In Morocco during the seventeenth century a significant minority of Muslim scholars studied and wrote works on the natural sciences. How do we go about telling their stories? This paper lays out the historiographical challenges of narrating the history of the natural sciences in the Muslim world during a period widely considered to have been one of intellectual decline, and then turns to a preliminary evaluation of the medical, astronomical, and alchemical works written in Morocco during this period.

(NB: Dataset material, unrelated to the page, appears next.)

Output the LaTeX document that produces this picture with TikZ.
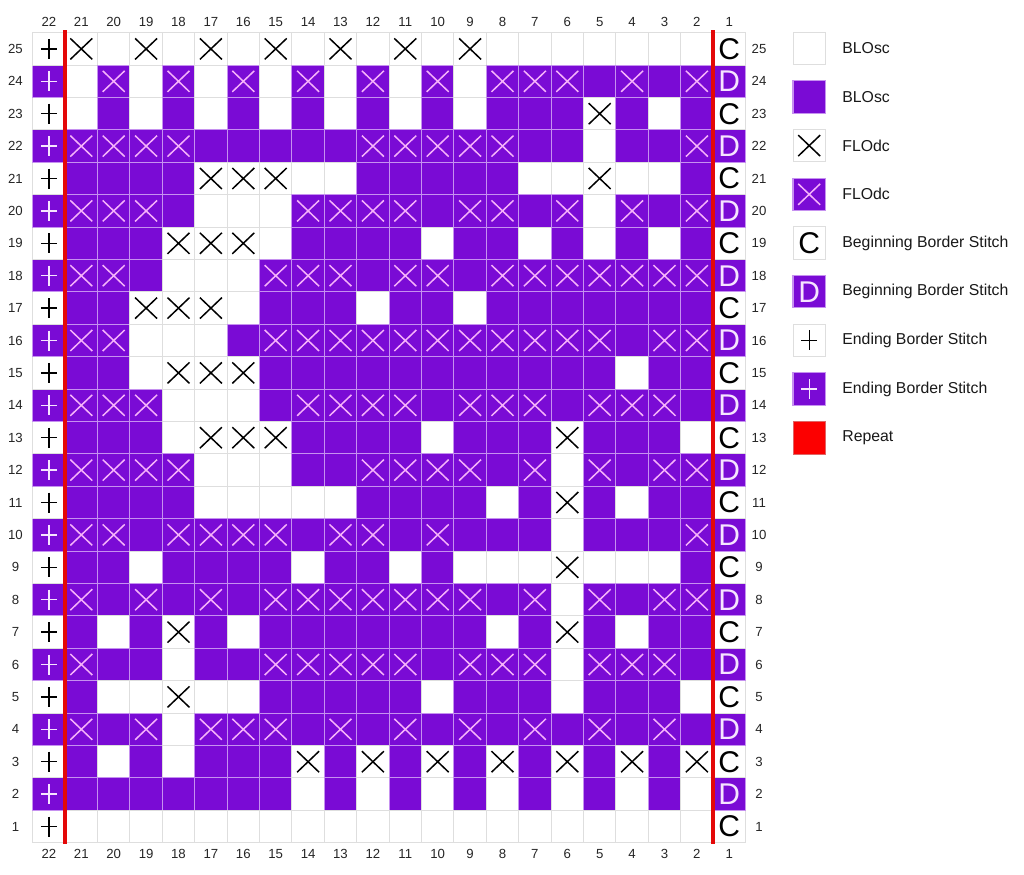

The historiographical challenges are many and are related to much of the research on the natural sciences in the Muslim world having been preoccupied with two topics, 1) the translation and appropriation of Greek and Indian sciences by Muslims and those living under their rule in the eighth-tenth centuries, and 2) the influence of Muslim writings on European Christian scholarship between the twelfth and sixteenth centuries. What Muslim scholars wrote following the beginning of what is still often glossed as the Scientific Revolution(s) of the sixteenth-eighteenth centuries has been neglected. Within the field of Islamic studies, recent work on the intellectual history of the early modern period allows us to contextualize scholarship on the natural sciences during this period.
Using the writings on timekeeping of al-Rudani (d. 1094/1683), on material medica of al-Dara‘i (d. 1148/1734), and on alchemy of al-Marghiti ( 1089/1678), this paper will conclude by situating their work within the educational landscape of Morocco, one that was shaped largely by rural Sufi lodges.